»»
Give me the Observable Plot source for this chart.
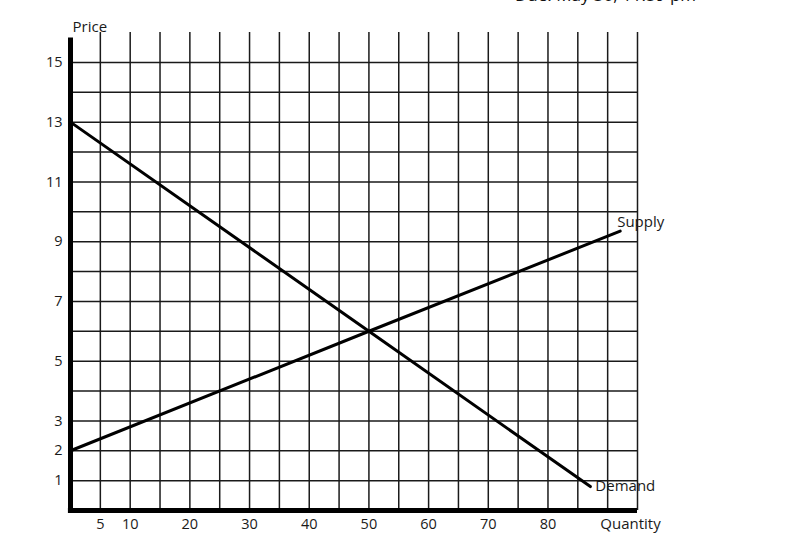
<!DOCTYPE html>
<html>
<head>
<meta charset="utf-8">
<script src="https://cdn.jsdelivr.net/npm/d3@7"></script>
<script src="https://cdn.jsdelivr.net/npm/@observablehq/plot@0.6"></script>
<style>
  html, body { margin: 0; padding: 0; background: #fff; }
  #wrap { position: relative; width: 786px; height: 542px; overflow: hidden; }
  #due { position: absolute; left: 515px; top: -17px; font: 17px "Open Sans", sans-serif; color: #111; white-space: nowrap; }
</style>
</head>
<body>
<div id="wrap">
  <div id="due">Due: May 30, 11:59 pm</div>
  <div id="chart"></div>
</div>
<script>
// Demand and supply curves (quantity, price)
const demandQ = [0, 50, 87.1];
const demandP = [13, 6, 0.8];
const supplyQ = [0, 50, 92.1];
const supplyP = [2, 6, 9.35];

// Tick labels shown
const xTickLabels = [5, 10, 20, 30, 40, 50, 60, 70, 80];
const yTickLabels = [1, 2, 3, 5, 7, 9, 11, 13, 15];

// Grid lines
const xGrid = [5, 10, 15, 20, 25, 30, 35, 40, 45, 50, 55, 60, 65, 70, 75, 80, 85, 90, 95];
const yGrid = [1, 2, 3, 4, 5, 6, 7, 8, 9, 10, 11, 12, 13, 14, 15];

const xMax = 95, yMax = 16;

const demand = demandQ.map((q, i) => ({q, p: demandP[i]}));
const supply = supplyQ.map((q, i) => ({q, p: supplyP[i]}));

const font = "'Open Sans', sans-serif";
const ink = "#1a1a1a";

const chart = Plot.plot({
  width: 786,
  height: 542,
  marginLeft: 70,
  marginRight: 149,
  marginTop: 32,
  marginBottom: 32,
  style: {fontFamily: font, background: "#fff", overflow: "visible"},
  x: {domain: [0, xMax], axis: null},
  y: {domain: [0, yMax], axis: null},
  marks: [
    Plot.ruleY(yGrid, {y: d => d, x1: 0, x2: xMax, stroke: ink, strokeWidth: 1.5}),
    Plot.ruleX(xGrid, {x: d => d, y1: 0, y2: yMax, stroke: ink, strokeWidth: 1.5}),
    Plot.ruleX([0], {y1: -0.07, y2: 15.82, stroke: "#000", strokeWidth: 5}),
    Plot.ruleY([0], {x1: -0.35, x2: xMax, stroke: "#000", strokeWidth: 5}),
    Plot.line(demand, {x: "q", y: "p", stroke: "#000", strokeWidth: 3}),
    Plot.line(supply, {x: "q", y: "p", stroke: "#000", strokeWidth: 3}),
    Plot.text(xTickLabels, {x: d => d, y: 0, dy: 14, text: d => String(d), fontSize: 14.5, fill: ink, textAnchor: "middle"}),
    Plot.text(yTickLabels, {x: 0, y: d => d, dx: -8, text: d => String(d), fontSize: 14.5, fill: ink, textAnchor: "end"}),
    Plot.text(["Price"], {x: 0, y: yMax, dx: 2, dy: -5, text: d => d, fontSize: 15, fill: ink, textAnchor: "start"}),
    Plot.text(["Quantity"], {x: xMax, y: 0, dx: -7, dy: 14, text: d => d, fontSize: 15, fill: ink, textAnchor: "middle"}),
    Plot.text(["Supply"], {x: supplyQ[2], y: supplyP[2], dx: -3, dy: -9, text: d => d, fontSize: 15, fill: ink, textAnchor: "start"}),
    Plot.text(["Demand"], {x: demandQ[2], y: demandP[2], dx: 5, dy: 0, text: d => d, fontSize: 15, fill: ink, textAnchor: "start"})
  ]
});
document.getElementById("chart").appendChild(chart);
</script>
</body>
</html>
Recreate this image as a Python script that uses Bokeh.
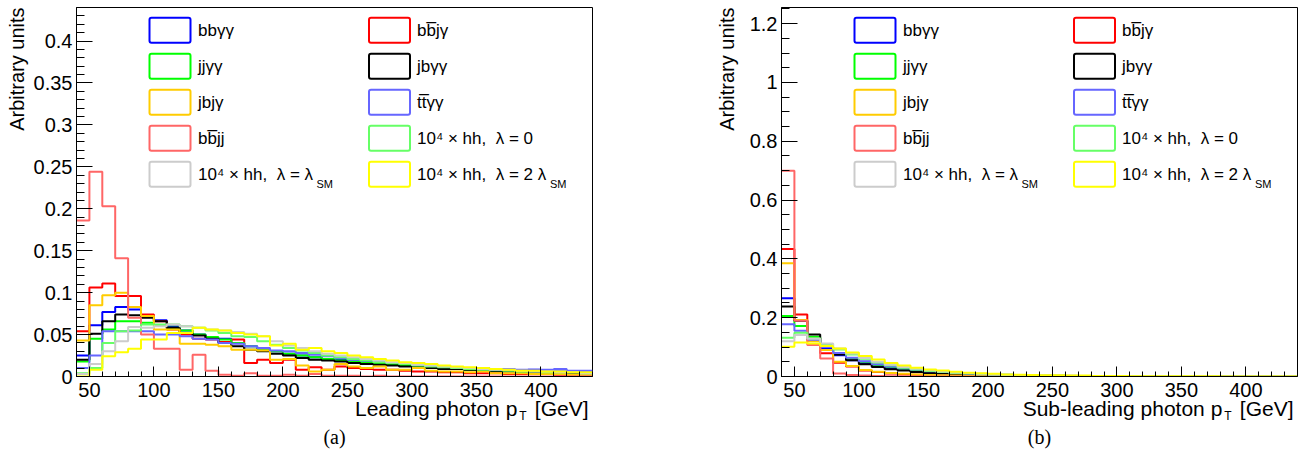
import numpy as np
from bokeh.plotting import figure
from bokeh.layouts import row
from bokeh.models import Label, BoxAnnotation, CustomJSTickFormatter, SingleIntervalTicker, Range1d, Title
from bokeh.embed import file_html
from bokeh.resources import INLINE

# bin edges (GeV): 40 bins of 10 GeV from 40 to 440
bin_lo = 40
bin_w = 10
n_bins = 40

NB = "\u00a0"
labels = ["bbγγ", "bb\u0305jγ", "jjγγ", "jbγγ", "jbjγ", "tt\u0305γγ", "bb\u0305jj",
          "10⁴ × hh," + NB * 2 + "λ = 0", "10⁴ × hh," + NB * 2 + "λ = λ", "10⁴ × hh," + NB * 2 + "λ = 2 λ"]
sub_labels = ["", "", "", "", "", "", "", "", "SM", "SM"]
colors = ["#0000ff", "#ff0000", "#00ff00", "#000000", "#ffcc00", "#6666ff", "#ff6666",
          "#66ff66", "#cccccc", "#ffff00"]

# Leading photon pT, normalised
lead_bbyy = [0.025, 0.061, 0.077, 0.083, 0.080, 0.071, 0.067, 0.060, 0.055, 0.050, 0.046, 0.045, 0.040, 0.036, 0.033, 0.030, 0.027, 0.025, 0.023, 0.021,
             0.020, 0.018, 0.017, 0.015, 0.014, 0.013, 0.012, 0.011, 0.010, 0.009, 0.009, 0.008, 0.007, 0.007, 0.006, 0.008, 0.006, 0.006, 0.005, 0.005]
lead_bbjy = [0.054, 0.106, 0.111, 0.096, 0.096, 0.074, 0.066, 0.056, 0.050, 0.045, 0.044, 0.041, 0.044, 0.016, 0.020, 0.016, 0.020, 0.008, 0.011, 0.008,
             0.012, 0.010, 0.009, 0.008, 0.008, 0.007, 0.006, 0.006, 0.005, 0.005, 0.004, 0.004, 0.004, 0.003, 0.003, 0.003, 0.003, 0.002, 0.002, 0.002]
lead_jjyy = [0.018, 0.045, 0.056, 0.066, 0.066, 0.064, 0.061, 0.058, 0.055, 0.050, 0.047, 0.044, 0.040, 0.036, 0.033, 0.030, 0.027, 0.025, 0.023, 0.021,
             0.019, 0.018, 0.016, 0.015, 0.014, 0.013, 0.012, 0.011, 0.010, 0.009, 0.008, 0.008, 0.007, 0.007, 0.006, 0.006, 0.005, 0.005, 0.005, 0.004]
lead_jbyy = [0.020, 0.051, 0.066, 0.074, 0.073, 0.070, 0.066, 0.058, 0.052, 0.049, 0.045, 0.040, 0.036, 0.032, 0.030, 0.027, 0.025, 0.022, 0.020, 0.019,
             0.018, 0.016, 0.015, 0.014, 0.013, 0.012, 0.011, 0.010, 0.009, 0.009, 0.008, 0.007, 0.007, 0.006, 0.006, 0.005, 0.005, 0.005, 0.004, 0.004]
lead_jbjy = [0.043, 0.085, 0.097, 0.100, 0.083, 0.072, 0.056, 0.056, 0.039, 0.039, 0.038, 0.036, 0.032, 0.032, 0.031, 0.020, 0.021, 0.013, 0.006, 0.008,
             0.015, 0.012, 0.010, 0.012, 0.008, 0.008, 0.010, 0.007, 0.006, 0.006, 0.005, 0.006, 0.004, 0.004, 0.004, 0.003, 0.003, 0.003, 0.002, 0.002]
lead_ttyy = [0.010, 0.025, 0.054, 0.054, 0.054, 0.054, 0.050, 0.050, 0.048, 0.045, 0.044, 0.040, 0.039, 0.036, 0.034, 0.031, 0.030, 0.028, 0.026, 0.024,
             0.022, 0.020, 0.019, 0.018, 0.016, 0.015, 0.014, 0.013, 0.012, 0.011, 0.010, 0.010, 0.009, 0.009, 0.008, 0.008, 0.008, 0.009, 0.007, 0.007]
lead_bbjj = [0.186, 0.244, 0.203, 0.141, 0.070, 0.050, 0.033, 0.033, 0.008, 0.026, 0.007, 0.002, 0.001, 0.004, 0.001, 0.001, 0.002, 0.001, 0.003, 0.001,
             0.001, 0.001, 0.000, 0.001, 0.000, 0.000, 0.000, 0.000, 0.000, 0.000, 0.000, 0.000, 0.000, 0.000, 0.000, 0.000, 0.000, 0.000, 0.000, 0.000]
lead_hh0 = [0.004, 0.010, 0.040, 0.054, 0.055, 0.062, 0.062, 0.062, 0.060, 0.058, 0.055, 0.052, 0.048, 0.047, 0.042, 0.038, 0.034, 0.031, 0.028, 0.025,
            0.023, 0.021, 0.019, 0.017, 0.016, 0.015, 0.013, 0.012, 0.011, 0.010, 0.009, 0.008, 0.008, 0.007, 0.006, 0.006, 0.005, 0.005, 0.005, 0.004]
lead_hhsm = [0.003, 0.015, 0.030, 0.042, 0.059, 0.058, 0.060, 0.062, 0.060, 0.058, 0.056, 0.055, 0.053, 0.051, 0.048, 0.042, 0.037, 0.034, 0.030, 0.027,
             0.025, 0.023, 0.021, 0.019, 0.017, 0.016, 0.014, 0.013, 0.012, 0.011, 0.010, 0.009, 0.008, 0.008, 0.007, 0.006, 0.006, 0.005, 0.005, 0.004]
lead_hh2sm = [0.000, 0.008, 0.024, 0.029, 0.033, 0.044, 0.044, 0.052, 0.052, 0.058, 0.056, 0.055, 0.052, 0.050, 0.048, 0.037, 0.039, 0.032, 0.034, 0.030,
              0.028, 0.025, 0.023, 0.021, 0.019, 0.017, 0.016, 0.015, 0.013, 0.012, 0.011, 0.010, 0.009, 0.008, 0.007, 0.007, 0.006, 0.006, 0.005, 0.005]

# Sub-leading photon pT, normalised
sub_bbyy = [0.266, 0.190, 0.130, 0.095, 0.072, 0.055, 0.045, 0.035, 0.028, 0.022, 0.018, 0.014, 0.011, 0.009, 0.007, 0.006, 0.005, 0.004, 0.003, 0.003,
            0.002, 0.002, 0.002, 0.001, 0.001, 0.001, 0.001, 0.001, 0.001, 0.001, 0.001, 0.000, 0.000, 0.000, 0.000, 0.000, 0.000, 0.000, 0.000, 0.000]
sub_bbjy = [0.434, 0.211, 0.130, 0.079, 0.047, 0.034, 0.020, 0.015, 0.010, 0.008, 0.006, 0.004, 0.003, 0.003, 0.002, 0.002, 0.001, 0.001, 0.001, 0.001,
            0.001, 0.001, 0.000, 0.000, 0.000, 0.000, 0.000, 0.000, 0.000, 0.000, 0.000, 0.000, 0.000, 0.000, 0.000, 0.000, 0.000, 0.000, 0.000, 0.000]
sub_jjyy = [0.206, 0.172, 0.135, 0.100, 0.080, 0.062, 0.050, 0.040, 0.032, 0.026, 0.020, 0.016, 0.013, 0.010, 0.008, 0.007, 0.006, 0.005, 0.004, 0.003,
            0.003, 0.002, 0.002, 0.002, 0.001, 0.001, 0.001, 0.001, 0.001, 0.001, 0.001, 0.000, 0.000, 0.000, 0.000, 0.000, 0.000, 0.000, 0.000, 0.000]
sub_jbyy = [0.238, 0.190, 0.143, 0.100, 0.075, 0.055, 0.042, 0.032, 0.025, 0.020, 0.015, 0.012, 0.010, 0.008, 0.006, 0.005, 0.004, 0.003, 0.003, 0.002,
            0.002, 0.002, 0.001, 0.001, 0.001, 0.001, 0.001, 0.001, 0.000, 0.000, 0.000, 0.000, 0.000, 0.000, 0.000, 0.000, 0.000, 0.000, 0.000, 0.000]
sub_jbjy = [0.385, 0.192, 0.120, 0.090, 0.050, 0.036, 0.022, 0.016, 0.012, 0.009, 0.007, 0.005, 0.004, 0.003, 0.002, 0.002, 0.001, 0.001, 0.001, 0.001,
            0.001, 0.000, 0.000, 0.000, 0.000, 0.000, 0.000, 0.000, 0.000, 0.000, 0.000, 0.000, 0.000, 0.000, 0.000, 0.000, 0.000, 0.000, 0.000, 0.000]
sub_ttyy = [0.178, 0.156, 0.125, 0.100, 0.080, 0.064, 0.052, 0.042, 0.034, 0.028, 0.023, 0.018, 0.015, 0.012, 0.010, 0.008, 0.007, 0.006, 0.005, 0.004,
            0.003, 0.003, 0.002, 0.002, 0.002, 0.001, 0.001, 0.001, 0.001, 0.001, 0.001, 0.001, 0.000, 0.000, 0.000, 0.000, 0.000, 0.000, 0.000, 0.000]
sub_bbjj = [0.700, 0.190, 0.107, 0.061, 0.010, 0.005, 0.003, 0.002, 0.001, 0.001, 0.000, 0.000, 0.000, 0.000, 0.000, 0.000, 0.000, 0.000, 0.000, 0.000,
            0.000, 0.000, 0.000, 0.000, 0.000, 0.000, 0.000, 0.000, 0.000, 0.000, 0.000, 0.000, 0.000, 0.000, 0.000, 0.000, 0.000, 0.000, 0.000, 0.000]
sub_hh0 = [0.132, 0.149, 0.130, 0.110, 0.092, 0.075, 0.060, 0.048, 0.038, 0.030, 0.024, 0.019, 0.015, 0.012, 0.010, 0.008, 0.007, 0.006, 0.005, 0.004,
           0.003, 0.003, 0.002, 0.002, 0.002, 0.001, 0.001, 0.001, 0.001, 0.001, 0.001, 0.001, 0.000, 0.000, 0.000, 0.000, 0.000, 0.000, 0.000, 0.000]
sub_hhsm = [0.120, 0.141, 0.128, 0.112, 0.095, 0.078, 0.063, 0.050, 0.040, 0.032, 0.026, 0.021, 0.017, 0.014, 0.011, 0.009, 0.007, 0.006, 0.005, 0.004,
            0.004, 0.003, 0.003, 0.002, 0.002, 0.002, 0.001, 0.001, 0.001, 0.001, 0.001, 0.001, 0.001, 0.000, 0.000, 0.000, 0.000, 0.000, 0.000, 0.000]
sub_hh2sm = [0.101, 0.116, 0.112, 0.104, 0.095, 0.082, 0.070, 0.058, 0.046, 0.037, 0.030, 0.024, 0.020, 0.016, 0.013, 0.011, 0.009, 0.007, 0.006, 0.005,
             0.004, 0.004, 0.003, 0.003, 0.002, 0.002, 0.002, 0.001, 0.001, 0.001, 0.001, 0.001, 0.001, 0.001, 0.000, 0.000, 0.000, 0.000, 0.000, 0.000]

lead_series = [lead_bbyy, lead_bbjy, lead_jjyy, lead_jbyy, lead_jbjy, lead_ttyy, lead_bbjj, lead_hh0, lead_hhsm, lead_hh2sm]
sub_series = [sub_bbyy, sub_bbjy, sub_jjyy, sub_jbyy, sub_jbjy, sub_ttyy, sub_bbjj, sub_hh0, sub_hhsm, sub_hh2sm]

FONT = "Liberation Sans"
FRAME_W = 520
FRAME_H = 369
TOP = 7
BOTTOM = 79


def make_panel(series, ymax, yint, yminor, xtitle, caption, border_left, border_right, ytitle_standoff):
    edges = [bin_lo + i * bin_w for i in range(n_bins + 1)]
    p = figure(width=border_left + FRAME_W + border_right, height=TOP + FRAME_H + BOTTOM,
               x_range=Range1d(bin_lo, bin_lo + n_bins * bin_w), y_range=Range1d(0, ymax),
               output_backend="svg", toolbar_location=None,
               min_border_left=border_left, min_border_right=border_right, min_border_top=TOP,
               min_border_bottom=BOTTOM)
    p.xgrid.visible = False
    p.ygrid.visible = False
    p.outline_line_color = "black"
    p.outline_line_width = 1
    p.background_fill_color = "white"
    p.border_fill_color = "white"

    for vals, col in zip(series, colors):
        p.step(x=edges, y=list(vals) + [vals[-1]], mode="after", line_color=col, line_width=2)

    fmt = CustomJSTickFormatter(code="return String(Math.round(tick*1000)/1000);")
    p.xaxis.ticker = SingleIntervalTicker(interval=50, num_minor_ticks=5)
    p.yaxis.ticker = SingleIntervalTicker(interval=yint, num_minor_ticks=yminor)
    p.yaxis.formatter = fmt
    p.xaxis.formatter = fmt
    for ax in (p.xaxis[0], p.yaxis[0]):
        ax.axis_line_color = "black"
        ax.major_tick_out = 0
        ax.minor_tick_out = 0
        ax.major_label_text_font = FONT
        ax.major_label_text_font_size = "20px"
        ax.major_label_text_color = "black"
        ax.major_tick_line_color = "black"
        ax.minor_tick_line_color = "black"
    p.yaxis.major_tick_in = 16
    p.yaxis.minor_tick_in = 8
    p.xaxis.major_tick_in = 10
    p.xaxis.minor_tick_in = 5
    p.yaxis.major_label_standoff = 4
    p.xaxis.major_label_standoff = 6

    # y title (top aligned, outside the tick labels)
    p.add_layout(Title(text="Arbitrary units", align="right", offset=0, standoff=ytitle_standoff,
                       text_font=FONT, text_font_size="20px", text_font_style="normal",
                       text_color="black"), "left")
    # x title, right aligned: main text row, then the subscript row, then the caption
    p.add_layout(Title(text=xtitle + NB * 3 + "[GeV]", align="right", offset=4, standoff=-10,
                       text_font=FONT, text_font_size="21px", text_font_style="normal",
                       text_color="black"), "below")
    p.add_layout(Title(text="T", align="right", offset=66, standoff=-15,
                       text_font=FONT, text_font_size="12px", text_font_style="normal",
                       text_color="black"), "below")
    p.add_layout(Title(text=caption, align="center", standoff=16, text_font="Liberation Serif",
                       text_font_size="20px", text_font_style="normal", text_color="black"), "below")

    # legend, two columns of five
    col_items = [[0, 2, 4, 6, 8], [1, 3, 5, 7, 9]]
    box_x = [73, 292.5]
    text_x = [121.5, 340.5]
    sub_x = [240, 473.5]
    for c in range(2):
        for r, k in enumerate(col_items[c]):
            top = FRAME_H - 10.3 - 36 * r
            p.add_layout(BoxAnnotation(left=box_x[c], right=box_x[c] + 41, top=top, bottom=top - 25,
                                       left_units="screen", right_units="screen",
                                       top_units="screen", bottom_units="screen",
                                       fill_alpha=0, line_color=colors[k], line_alpha=1.0, line_width=2,
                                       border_radius=2))
            p.add_layout(Label(x=text_x[c], y=top - 12.5, x_units="screen", y_units="screen",
                               text=labels[k], text_align="left", text_baseline="middle",
                               text_font=FONT, text_font_size="17px", text_color="black"))
            if sub_labels[k]:
                p.add_layout(Label(x=sub_x[c], y=top - 22, x_units="screen", y_units="screen",
                                   text=sub_labels[k], text_align="left", text_baseline="alphabetic",
                                   text_font=FONT, text_font_size="11px", text_color="black"))
    return p


p1 = make_panel(lead_series, 0.44, 0.05, 5, "Leading photon p", "(a)", 72, 113, 6)
p2 = make_panel(sub_series, 1.255, 0.2, 4, "Sub-leading photon p", "(b)", 72, 2, 17)
layout = row(p1, p2, spacing=0)

open("out.html", "w").write(file_html(layout, INLINE))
««
== EXERCISE DETAILS ==
Exactly and only the lines from the top of the records down to the line containing "const supply = supplyQ.map((q, i)" should be transcribed, please, without the pictures.

== SOLUTION TO THIS PROBLEM ==
Give me the Observable Plot source for this chart.
<!DOCTYPE html>
<html>
<head>
<meta charset="utf-8">
<script src="https://cdn.jsdelivr.net/npm/d3@7"></script>
<script src="https://cdn.jsdelivr.net/npm/@observablehq/plot@0.6"></script>
<style>
  html, body { margin: 0; padding: 0; background: #fff; }
  #wrap { position: relative; width: 786px; height: 542px; overflow: hidden; }
  #due { position: absolute; left: 515px; top: -17px; font: 17px "Open Sans", sans-serif; color: #111; white-space: nowrap; }
</style>
</head>
<body>
<div id="wrap">
  <div id="due">Due: May 30, 11:59 pm</div>
  <div id="chart"></div>
</div>
<script>
// Demand and supply curves (quantity, price)
const demandQ = [0, 50, 87.1];
const demandP = [13, 6, 0.8];
const supplyQ = [0, 50, 92.1];
const supplyP = [2, 6, 9.35];

// Tick labels shown
const xTickLabels = [5, 10, 20, 30, 40, 50, 60, 70, 80];
const yTickLabels = [1, 2, 3, 5, 7, 9, 11, 13, 15];

// Grid lines
const xGrid = [5, 10, 15, 20, 25, 30, 35, 40, 45, 50, 55, 60, 65, 70, 75, 80, 85, 90, 95];
const yGrid = [1, 2, 3, 4, 5, 6, 7, 8, 9, 10, 11, 12, 13, 14, 15];

const xMax = 95, yMax = 16;

const demand = demandQ.map((q, i) => ({q, p: demandP[i]}));
const supply = supplyQ.map((q, i) => ({q, p: supplyP[i]}));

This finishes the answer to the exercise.